On the one hand, it’s a collaboration. On the other, Glantz says that creating the album was a reflective process for him and gave him the opportunity to consider carefully the messages close to his heart that he wants to share with the world, namely peace among all people and turning sadness into joy.

“If I have something to say, I say it with music,” he says. “This sound touches so deeply inside somebody… I use the conception of music to affect my soul and the souls of others.”

This universal message has come in handy when Glantz has encountered anti-Israel sentiments at festivals in certain parts of the world, such as Guatemala, Mexico, Argentina and Chile. “I have a message,” he says. “I love peace.”

He adds that festival organizers usually can get behind this message, even if they find Israel problematic.

While his music leaves listeners uplifted, Glantz says that back down on earth he tries to keep the marketing and business aspects of the industry far from his creativity. Music is not a business at all, he says. In fact, music is the opposite of business, as it expresses a spiritual experience.

“When I compose a song, I don’t think about how many records I will sell,” he says.

“I try to write things that have meaning, something that can talk to me and to this generation,” to individuals from any religious or cultural background.
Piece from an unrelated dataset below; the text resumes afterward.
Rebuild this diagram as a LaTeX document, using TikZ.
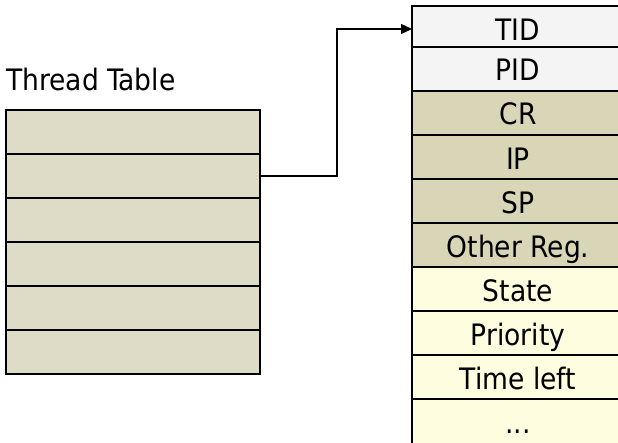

This desire to bring people together through music inspired Glantz in 2008 to found Nahlaot’s biannual Regalim Festival of art and music held over Succot and Passover. He says he noticed the neighborhood residents changing to include more students and musicians, he saw community members being less inclined to know their neighbors, and he wanted to create a nonvirtual social network for everyone. Sponsored by the Jerusalem Municipality, the three-day festival draws hundreds of people, and includes musical performances, storytelling, neighborhood tours and children’s activities.

The festival, he says, is a gift to the city that he loves. “Music is a present that Hashem gave me to give to others.”